> [Brief]
Transcribe the records below exactly, leaving out any pictures.

> [Material supplied]

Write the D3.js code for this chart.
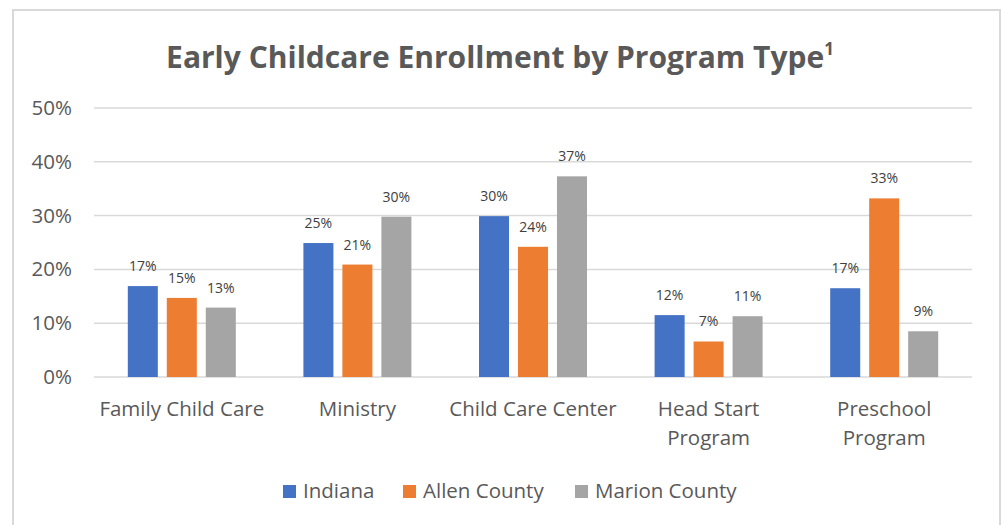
<!DOCTYPE html>
<html><head><meta charset="utf-8">
<script src="https://cdn.jsdelivr.net/npm/d3@7/dist/d3.min.js"></script>
<style>
html,body{margin:0;padding:0;background:#fff;}
svg{display:block;font-family:"Open Sans",sans-serif;}
</style></head>
<body><svg id="c" width="1001" height="525"></svg>
<script>
const categories = [["Family Child Care"],["Ministry"],["Child Care Center"],["Head Start","Program"],["Preschool","Program"]];
const seriesNames = ["Indiana","Allen County","Marion County"];
const indiana = [16.9, 24.9, 29.9, 11.5, 16.5];
const allen = [14.7, 20.9, 24.2, 6.6, 33.2];
const marion = [12.9, 29.8, 37.3, 11.3, 8.5];
const yTicks = [0,10,20,30,40,50];
const colors = ["#4472C4","#ED7D31","#A5A5A5"];
const seriesValues = [indiana, allen, marion];

const svg = d3.select("#c");
// chart border
svg.append("rect").attr("x",13).attr("y",10).attr("width",987).attr("height",530)
  .attr("fill","#fff").attr("stroke","#d9d9d9").attr("stroke-width",2);

svg.append("text").attr("x",500).attr("y",68).attr("text-anchor","middle")
  .attr("font-size",30).attr("font-weight",700).attr("fill","#595959")
  .text("Early Childcare Enrollment by Program Type").append("tspan")
  .attr("font-size",17).attr("dy",-13).text("1");

const pLeft=94, pRight=972, pTop=108, pBottom=377;
const y = d3.scaleLinear().domain([0,50]).range([pBottom,pTop]);
const x0 = d3.scaleBand().domain(d3.range(categories.length)).range([pLeft,pRight]);
const x1 = d3.scaleBand().domain(d3.range(seriesNames.length)).range([0,108]).paddingInner(0.23);

const g = svg.append("g");
g.selectAll("line.grid").data(yTicks).join("line")
  .attr("x1",pLeft).attr("x2",pRight).attr("y1",d=>y(d)).attr("y2",d=>y(d))
  .attr("stroke","#d9d9d9").attr("stroke-width",1.5);
g.selectAll("text.yt").data(yTicks).join("text")
  .attr("x",72).attr("y",d=>y(d)+7).attr("text-anchor","end")
  .attr("font-size",20.5).attr("fill","#595959").text(d=>d+"%");

categories.forEach((cat,ci)=>{
  const gx = x0(ci) + (x0.bandwidth()-108)/2;
  seriesValues.forEach((vals,si)=>{
    const v = vals[ci];
    const bx = gx + x1(si);
    g.append("rect").attr("x",bx).attr("y",y(v)).attr("width",x1.bandwidth())
      .attr("height",y(0)-y(v)).attr("fill",colors[si]);
    g.append("text").attr("x",bx+x1.bandwidth()/2).attr("y",y(v)-15)
      .attr("text-anchor","middle").attr("font-size",14).attr("fill","#404040")
      .text(Math.round(v)+"%");
  });
  const t = g.append("text").attr("text-anchor","middle").attr("font-size",20.5).attr("fill","#595959");
  cat.forEach((line,li)=>{
    t.append("tspan").attr("x",x0(ci)+x0.bandwidth()/2).attr("y",416+li*29).text(line);
  });
});

// legend
const legX = [283,403,575];
seriesNames.forEach((n,i)=>{
  svg.append("rect").attr("x",legX[i]).attr("y",485).attr("width",13).attr("height",13).attr("fill",colors[i]);
  svg.append("text").attr("x",legX[i]+20).attr("y",498).attr("font-size",20.5).attr("fill","#595959").text(n);
});
</script></body></html>
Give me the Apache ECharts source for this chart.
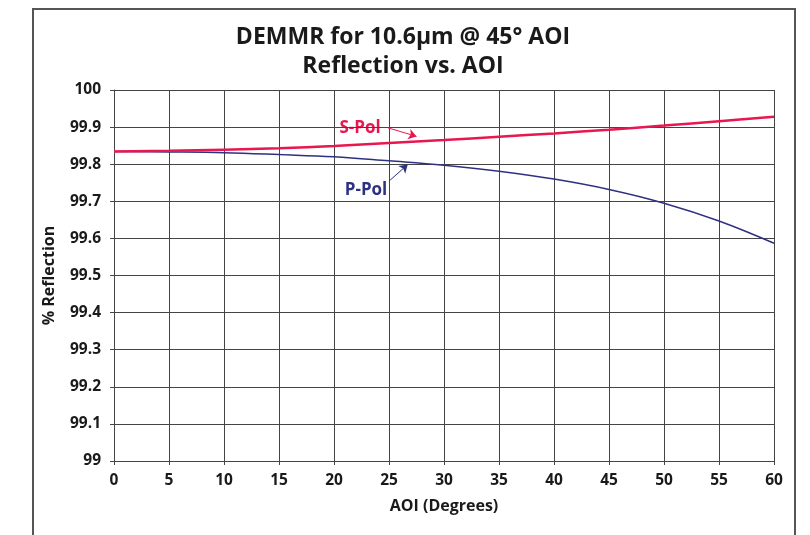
<!DOCTYPE html>
<html>
<head>
<meta charset="utf-8">
<script src="https://cdn.jsdelivr.net/npm/echarts@6/dist/echarts.min.js"></script>
<style>
  html, body { margin: 0; padding: 0; background: #fff; }
  #chart { width: 810px; height: 535px; }
</style>
</head>
<body>
<div id="chart"></div>
<script>
// Angle of incidence (degrees)
const aoi = [0, 5, 10, 15, 20, 25, 30, 35, 40, 45, 50, 55, 60];
// % reflection, s-polarisation
const sPol = [99.834, 99.836, 99.839, 99.843, 99.849, 99.857, 99.865, 99.874, 99.883, 99.893, 99.904, 99.916, 99.928];
// % reflection, p-polarisation
const pPol = [99.834, 99.833, 99.831, 99.826, 99.820, 99.809, 99.797, 99.781, 99.760, 99.732, 99.695, 99.647, 99.587];

const titleLines = ['DEMMR for 10.6\u00b5m @ 45\u00b0 AOI', 'Reflection vs. AOI'];
const FONT = '"Open Sans", Lato, sans-serif';
const RED = '#e8174f';
const NAVY = '#2e3180';

const chart = echarts.init(document.getElementById('chart'), null, { renderer: 'canvas' });

chart.setOption({
  animation: false,
  backgroundColor: '#fff',
  title: {
    text: titleLines.join('\n'),
    left: 398,
    textAlign: 'center',
    top: 18,
    textStyle: { fontFamily: FONT, fontWeight: 'bold', fontSize: 23, color: '#1a1a1a', lineHeight: 29 }
  },
  grid: { left: 114, right: 36, top: 90, bottom: 74 },
  xAxis: {
    type: 'value', min: 0, max: 60, interval: 5,
    name: 'AOI (Degrees)', nameLocation: 'middle', nameGap: 37,
    nameTextStyle: { fontFamily: FONT, fontWeight: 'bold', fontSize: 16, color: '#1a1a1a' },
    axisLine: { show: true, lineStyle: { color: '#444', width: 1 } },
    axisTick: { show: true, length: 4, lineStyle: { color: '#444' } },
    axisLabel: { fontFamily: FONT, fontWeight: 'bold', fontSize: 15.5, color: '#1a1a1a', margin: 12 },
    splitLine: { show: true, lineStyle: { color: '#444', width: 1 } }
  },
  yAxis: {
    type: 'value', min: 99, max: 100, interval: 0.1,
    name: '% Reflection', nameLocation: 'middle', nameGap: 57, nameRotate: 90,
    nameTextStyle: { fontFamily: FONT, fontWeight: 'bold', fontSize: 16, color: '#1a1a1a' },
    axisLine: { show: true, lineStyle: { color: '#444', width: 1 } },
    axisTick: { show: true, length: 4, lineStyle: { color: '#444' } },
    axisLabel: { fontFamily: FONT, fontWeight: 'bold', fontSize: 15.5, color: '#1a1a1a', margin: 13 },
    splitLine: { show: true, lineStyle: { color: '#444', width: 1 } }
  },
  series: [
    {
      name: 'S-Pol', type: 'line', smooth: 0.4, showSymbol: false,
      data: aoi.map((a, i) => [a, sPol[i]]),
      lineStyle: { color: RED, width: 2.5 },
      z: 3,
      markLine: {
        silent: true, symbol: ['none', 'arrow'], symbolSize: 8,
        lineStyle: { color: RED, width: 1, type: 'solid' },
        label: { show: false },
        data: [[{ coord: [24.9, 99.898] }, { coord: [27.5, 99.875] }]]
      }
    },
    {
      name: 'P-Pol', type: 'line', smooth: 0.4, showSymbol: false,
      data: aoi.map((a, i) => [a, pPol[i]]),
      lineStyle: { color: NAVY, width: 1.5 },
      z: 2,
      markLine: {
        silent: true, symbol: ['none', 'arrow'], symbolSize: 8,
        lineStyle: { color: NAVY, width: 1, type: 'solid' },
        label: { show: false },
        data: [[{ coord: [25.1, 99.757] }, { coord: [26.7, 99.799] }]]
      }
    }
  ],
  graphic: [
    {
      type: 'rect', shape: { x: 33, y: 9, width: 762, height: 540 },
      style: { fill: 'none', stroke: '#555', lineWidth: 2 }, silent: true, z: 10
    },
    {
      type: 'text', x: 360, y: 128,
      style: { text: 'S-Pol', fill: RED, font: 'bold 17px ' + FONT, align: 'center', verticalAlign: 'middle' }
    },
    {
      type: 'text', x: 366, y: 190,
      style: { text: 'P-Pol', fill: NAVY, font: 'bold 17px ' + FONT, align: 'center', verticalAlign: 'middle' }
    }
  ]
});
</script>
</body>
</html>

> [Solution to this task]
Write the D3.js code for this chart.
<!DOCTYPE html>
<html><head><meta charset="utf-8">
<script src="https://cdn.jsdelivr.net/npm/d3@7/dist/d3.min.js"></script>
<style>
html,body{margin:0;padding:0;background:#fff;}
svg{display:block;font-family:"Open Sans",sans-serif;}
</style></head>
<body><svg id="c" width="1001" height="525"></svg>
<script>
const categories = [["Family Child Care"],["Ministry"],["Child Care Center"],["Head Start","Program"],["Preschool","Program"]];
const seriesNames = ["Indiana","Allen County","Marion County"];
const indiana = [16.9, 24.9, 29.9, 11.5, 16.5];
const allen = [14.7, 20.9, 24.2, 6.6, 33.2];
const marion = [12.9, 29.8, 37.3, 11.3, 8.5];
const yTicks = [0,10,20,30,40,50];
const colors = ["#4472C4","#ED7D31","#A5A5A5"];
const seriesValues = [indiana, allen, marion];

const svg = d3.select("#c");
// chart border
svg.append("rect").attr("x",13).attr("y",10).attr("width",987).attr("height",530)
  .attr("fill","#fff").attr("stroke","#d9d9d9").attr("stroke-width",2);

svg.append("text").attr("x",500).attr("y",68).attr("text-anchor","middle")
  .attr("font-size",30).attr("font-weight",700).attr("fill","#595959")
  .text("Early Childcare Enrollment by Program Type").append("tspan")
  .attr("font-size",17).attr("dy",-13).text("1");

const pLeft=94, pRight=972, pTop=108, pBottom=377;
const y = d3.scaleLinear().domain([0,50]).range([pBottom,pTop]);
const x0 = d3.scaleBand().domain(d3.range(categories.length)).range([pLeft,pRight]);
const x1 = d3.scaleBand().domain(d3.range(seriesNames.length)).range([0,108]).paddingInner(0.23);

const g = svg.append("g");
g.selectAll("line.grid").data(yTicks).join("line")
  .attr("x1",pLeft).attr("x2",pRight).attr("y1",d=>y(d)).attr("y2",d=>y(d))
  .attr("stroke","#d9d9d9").attr("stroke-width",1.5);
g.selectAll("text.yt").data(yTicks).join("text")
  .attr("x",72).attr("y",d=>y(d)+7).attr("text-anchor","end")
  .attr("font-size",20.5).attr("fill","#595959").text(d=>d+"%");

categories.forEach((cat,ci)=>{
  const gx = x0(ci) + (x0.bandwidth()-108)/2;
  seriesValues.forEach((vals,si)=>{
    const v = vals[ci];
    const bx = gx + x1(si);
    g.append("rect").attr("x",bx).attr("y",y(v)).attr("width",x1.bandwidth())
      .attr("height",y(0)-y(v)).attr("fill",colors[si]);
    g.append("text").attr("x",bx+x1.bandwidth()/2).attr("y",y(v)-15)
      .attr("text-anchor","middle").attr("font-size",14).attr("fill","#404040")
      .text(Math.round(v)+"%");
  });
  const t = g.append("text").attr("text-anchor","middle").attr("font-size",20.5).attr("fill","#595959");
  cat.forEach((line,li)=>{
    t.append("tspan").attr("x",x0(ci)+x0.bandwidth()/2).attr("y",416+li*29).text(line);
  });
});

// legend
const legX = [283,403,575];
seriesNames.forEach((n,i)=>{
  svg.append("rect").attr("x",legX[i]).attr("y",485).attr("width",13).attr("height",13).attr("fill",colors[i]);
  svg.append("text").attr("x",legX[i]+20).attr("y",498).attr("font-size",20.5).attr("fill","#595959").text(n);
});
</script></body></html>
Give me the Apache ECharts source for this chart.
<!DOCTYPE html>
<html>
<head>
<meta charset="utf-8">
<script src="https://cdn.jsdelivr.net/npm/echarts@6/dist/echarts.min.js"></script>
<style>
  html, body { margin: 0; padding: 0; background: #fff; }
  #chart { width: 810px; height: 535px; }
</style>
</head>
<body>
<div id="chart"></div>
<script>
// Angle of incidence (degrees)
const aoi = [0, 5, 10, 15, 20, 25, 30, 35, 40, 45, 50, 55, 60];
// % reflection, s-polarisation
const sPol = [99.834, 99.836, 99.839, 99.843, 99.849, 99.857, 99.865, 99.874, 99.883, 99.893, 99.904, 99.916, 99.928];
// % reflection, p-polarisation
const pPol = [99.834, 99.833, 99.831, 99.826, 99.820, 99.809, 99.797, 99.781, 99.760, 99.732, 99.695, 99.647, 99.587];

const titleLines = ['DEMMR for 10.6\u00b5m @ 45\u00b0 AOI', 'Reflection vs. AOI'];
const FONT = '"Open Sans", Lato, sans-serif';
const RED = '#e8174f';
const NAVY = '#2e3180';

const chart = echarts.init(document.getElementById('chart'), null, { renderer: 'canvas' });

chart.setOption({
  animation: false,
  backgroundColor: '#fff',
  title: {
    text: titleLines.join('\n'),
    left: 398,
    textAlign: 'center',
    top: 18,
    textStyle: { fontFamily: FONT, fontWeight: 'bold', fontSize: 23, color: '#1a1a1a', lineHeight: 29 }
  },
  grid: { left: 114, right: 36, top: 90, bottom: 74 },
  xAxis: {
    type: 'value', min: 0, max: 60, interval: 5,
    name: 'AOI (Degrees)', nameLocation: 'middle', nameGap: 37,
    nameTextStyle: { fontFamily: FONT, fontWeight: 'bold', fontSize: 16, color: '#1a1a1a' },
    axisLine: { show: true, lineStyle: { color: '#444', width: 1 } },
    axisTick: { show: true, length: 4, lineStyle: { color: '#444' } },
    axisLabel: { fontFamily: FONT, fontWeight: 'bold', fontSize: 15.5, color: '#1a1a1a', margin: 12 },
    splitLine: { show: true, lineStyle: { color: '#444', width: 1 } }
  },
  yAxis: {
    type: 'value', min: 99, max: 100, interval: 0.1,
    name: '% Reflection', nameLocation: 'middle', nameGap: 57, nameRotate: 90,
    nameTextStyle: { fontFamily: FONT, fontWeight: 'bold', fontSize: 16, color: '#1a1a1a' },
    axisLine: { show: true, lineStyle: { color: '#444', width: 1 } },
    axisTick: { show: true, length: 4, lineStyle: { color: '#444' } },
    axisLabel: { fontFamily: FONT, fontWeight: 'bold', fontSize: 15.5, color: '#1a1a1a', margin: 13 },
    splitLine: { show: true, lineStyle: { color: '#444', width: 1 } }
  },
  series: [
    {
      name: 'S-Pol', type: 'line', smooth: 0.4, showSymbol: false,
      data: aoi.map((a, i) => [a, sPol[i]]),
      lineStyle: { color: RED, width: 2.5 },
      z: 3,
      markLine: {
        silent: true, symbol: ['none', 'arrow'], symbolSize: 8,
        lineStyle: { color: RED, width: 1, type: 'solid' },
        label: { show: false },
        data: [[{ coord: [24.9, 99.898] }, { coord: [27.5, 99.875] }]]
      }
    },
    {
      name: 'P-Pol', type: 'line', smooth: 0.4, showSymbol: false,
      data: aoi.map((a, i) => [a, pPol[i]]),
      lineStyle: { color: NAVY, width: 1.5 },
      z: 2,
      markLine: {
        silent: true, symbol: ['none', 'arrow'], symbolSize: 8,
        lineStyle: { color: NAVY, width: 1, type: 'solid' },
        label: { show: false },
        data: [[{ coord: [25.1, 99.757] }, { coord: [26.7, 99.799] }]]
      }
    }
  ],
  graphic: [
    {
      type: 'rect', shape: { x: 33, y: 9, width: 762, height: 540 },
      style: { fill: 'none', stroke: '#555', lineWidth: 2 }, silent: true, z: 10
    },
    {
      type: 'text', x: 360, y: 128,
      style: { text: 'S-Pol', fill: RED, font: 'bold 17px ' + FONT, align: 'center', verticalAlign: 'middle' }
    },
    {
      type: 'text', x: 366, y: 190,
      style: { text: 'P-Pol', fill: NAVY, font: 'bold 17px ' + FONT, align: 'center', verticalAlign: 'middle' }
    }
  ]
});
</script>
</body>
</html>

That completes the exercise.